Identity Veriﬁcation Using Voice and its Use in a Privacy Preserving System
Since security has been a growing concern in recent years, the ﬁeld of biometrics has gained popularity and became an active research area. Beside new identity authentication and recognition methods, protection against theft of biometric data and potential privacy loss are current directions in biometric systems research. Biometric traits which are used for veriﬁcation can be grouped into two: physical and behavioral traits. Physical traits such as ﬁngerprints and iris patterns are characteristics that do not undergo major changes over time. On the other hand, behavioral traits such as voice, signature, and gait are more variable; they are therefore more suitable to lower security applications. Behavioral traits such as voice and signature also have the advantage of being able to generate numerous different biometric templates of the same modality (e.g. different pass-phrases or signatures), in order to provide cancelability of the biometric template and to prevent crossmatching of different databases. In this thesis, we present three new biometric veriﬁcation systems based mainly on voice modality. First, we propose a text-dependent (TD) system where acoustic features are extracted from individual frames of the utterances, after they are aligned via phonetic HMMs. Data from 163 speakers from the TIDIGITS database are employed for this work and the best equal error rate (EER) is reported as 0.49% for 6-digit user passwords.
Second, a text-independent (TI) speaker veriﬁcation method is implemented inspired by the feature extraction method utilized for our text-dependent system. Our proposed TI system depends on creating speaker speciﬁc phoneme codebooks. Once phoneme codebooks are created on the enrollment stage using HMM alignment and segmentation to extract discriminative user information, test utterances are veriﬁed by calculating the total dissimilarity/distance to the claimed codebook. For benchmarking, a GMM-based TI system is implemented as a baseline. The results of the proposed TD system (0.22% EER for 7-digit passwords) is superior compared to the GMM-based system (0.31% EER for 7-digit sequences) whereas the proposed TI system yields worse results (5.79% EER for 7-digit sequences) using the data of 163 people from the TIDIGITS database .

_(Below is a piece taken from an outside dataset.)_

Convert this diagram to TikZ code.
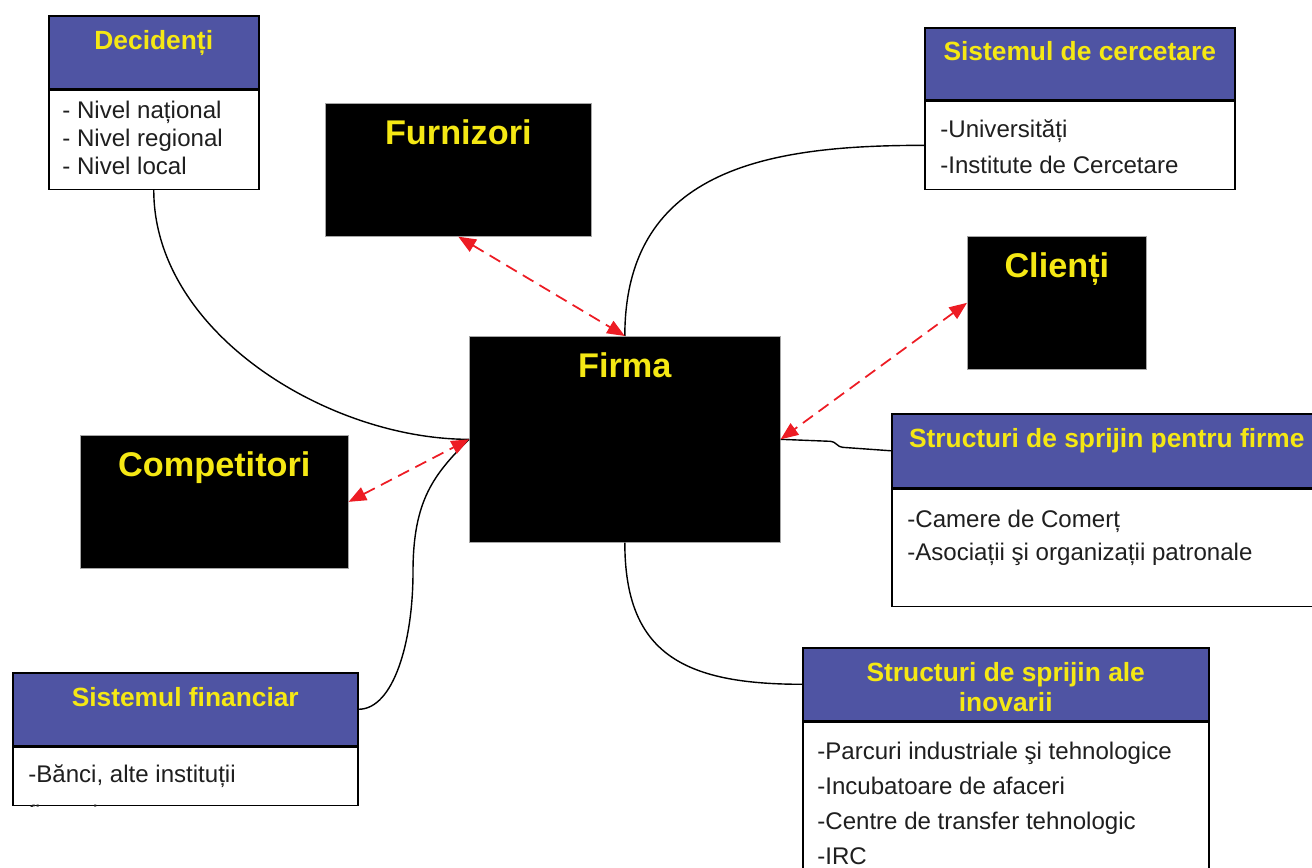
\documentclass[tikz,border=0pt]{standalone}
\usepackage{fontspec}
\setmainfont{Liberation Sans}
\usetikzlibrary{positioning, arrows.meta}
\definecolor{hdrblue}{RGB}{79,84,163}
\definecolor{titleyellow}{RGB}{245,232,20}
\definecolor{flowred}{RGB}{237,28,36}
\tikzset{
  actor/.style={draw=gray!70, fill=black, anchor=north west, inner sep=0, minimum height=2.66cm},
  actortitle/.style={text=titleyellow, font=\fontsize{19.5}{22}\selectfont\bfseries, inner sep=0},
  hdr/.style={draw=black, line width=0.9pt, fill=hdrblue, anchor=north west, inner sep=0, minimum height=1.46cm},
  hdrtitle/.style={text=titleyellow, font=\fontsize{15}{17}\selectfont\bfseries, inner sep=0, align=center},
  body/.style={draw=black, line width=0.9pt, fill=white, inner sep=0},
  items/.style={inner sep=0, align=left, text=black!88, font=\fontsize{13.7}{19.5}\selectfont},
  link/.style={line width=0.8pt},
  flow/.style={flowred, line width=1pt, dash pattern=on 7pt off 4pt,
    {Triangle[length=10pt,width=8pt]}-{Triangle[length=10pt,width=8pt]}},
}

\begin{document}
\begin{tikzpicture}[x=0.02cm, y=-0.02cm]
  \useasboundingbox (0,0) rectangle (1312,868);

  % actors
  \node[actor, minimum width=6.22cm, minimum height=4.12cm] (firma) at (469,336) {};
  \node[actortitle, below=0.32cm of firma.north] (firmaT) {Firma};
  \node[actor, minimum width=5.32cm] (furn) at (325,103) {};
  \node[actortitle, below=0.32cm of furn.north] (furnT) {Furnizori};
  \node[actor, minimum width=3.58cm] (clienti) at (967,236) {};
  \node[actortitle, below=0.32cm of clienti.north] (clientiT) {Clienți};
  \node[actor, minimum width=5.36cm] (comp) at (80,435) {};
  \node[actortitle, below=0.32cm of comp.north] (compT) {Competitori};

  % decidenti
  \node[hdr, minimum width=4.2cm] (dhead) at (48,15) {};
  \node[hdrtitle, below=0.3cm of dhead.north] (dtitle) {Decidenți};
  \node[body, minimum width=4.2cm, minimum height=1.98cm, below=0pt of dhead] (dbody) {};
  \node[items, font=\fontsize{13.7}{16}\selectfont, below right=0.22cm and 0.28cm of dbody.north west] (dlist)
    {- Nivel național\\- Nivel regional\\- Nivel local};

  % sistemul de cercetare
  \node[hdr, minimum width=6.2cm, minimum height=1.44cm] (chead) at (924,27) {};
  \node[hdrtitle, below=0.28cm of chead.north] (ctitle) {Sistemul de cercetare};
  \node[body, minimum width=6.2cm, minimum height=1.76cm, below=0pt of chead] (cbody) {};
  \node[items, font=\fontsize{13.7}{20.5}\selectfont, below right=0.38cm and 0.32cm of cbody.north west] (clist)
    {-Universități\\-Institute de Cercetare};

  % structuri pentru firme
  \node[hdr, minimum width=8.6cm, minimum height=1.48cm] (fhead) at (891,413) {};
  \node[hdrtitle, below=0.3cm of fhead.north] (ftitle) {Structuri de sprijin pentru firme};
  \node[body, minimum width=8.6cm, minimum height=2.34cm, below=0pt of fhead] (fbody) {};
  \node[items, font=\fontsize{13.7}{19}\selectfont, below right=0.42cm and 0.32cm of fbody.north west] (flist)
    {-Camere de Comerț\\-Asociații şi organizații patronale};

  % structuri ale inovarii
  \node[hdr, minimum width=8.12cm] (ihead) at (802,647) {};
  \node[hdrtitle, below=0.3cm of ihead.north] (ititle) {Structuri de sprijin ale\\inovarii};
  \node[body, minimum width=8.12cm, minimum height=3.6cm, below=0pt of ihead] (ibody) {};
  \node[items, font=\fontsize{13.7}{20}\selectfont, below right=0.4cm and 0.3cm of ibody.north west] (ilist)
    {-Parcuri industriale şi tehnologice\\-Incubatoare de afaceri\\-Centre de transfer tehnologic\\-IRC};

  % sistemul financiar
  \node[hdr, minimum width=6.9cm] (nhead) at (12,672) {};
  \node[hdrtitle, below=0.3cm of nhead.north] (ntitle) {Sistemul financiar};
  \node[body, minimum width=6.9cm, minimum height=1.16cm, below=0pt of nhead] (nbody) {};
  \begin{scope}
    \clip (nbody.north west) rectangle (nbody.south east);
    \node[items, font=\fontsize{13.7}{22.5}\selectfont, below right=0.36cm and 0.32cm of nbody.north west] (nlist)
      {-Bănci, alte instituții\\financiare};
  \end{scope}

  % links
  \coordinate (nbend) at (413,572);
  \draw[link] (dbody.south) .. controls +(0,143) and +(-140,0) .. (firma.west);
  \draw[link] (cbody.west) .. controls +(-150,0) and +(0,-170) .. (firma.north);
  \draw[link] (firma.east) -- ++(50,2) .. controls +(5,0) and +(-5,0) .. ++(12,6) -- (fhead.west);
  \draw[link] (firma.south) .. controls +(0,110) and +(-120,0) .. (ihead.west);
  \draw[link] (nhead.east) .. controls +(35,0) and +(0,70) .. (nbend)
    .. controls +(0,-72) and +(-35,35) .. (firma.west);

  % flows
  \draw[flow] (furn.south) -- (firma.north);
  \draw[flow] (clienti.west) -- (firma.east);
  \draw[flow] (comp.east) -- (firma.west);
\end{tikzpicture}
\end{document}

Finally, we introduce a new implementation of the multi-biometric template framework of Yanikoglu and Kholmatov , using ﬁngerprint and voice modalities. In this framework, two biometric data are fused at the template level to create a multi-biometric template, in order to increase template security and privacy. The current work aims to also provide cancelability by exploiting the behavioral aspect of the voice modality.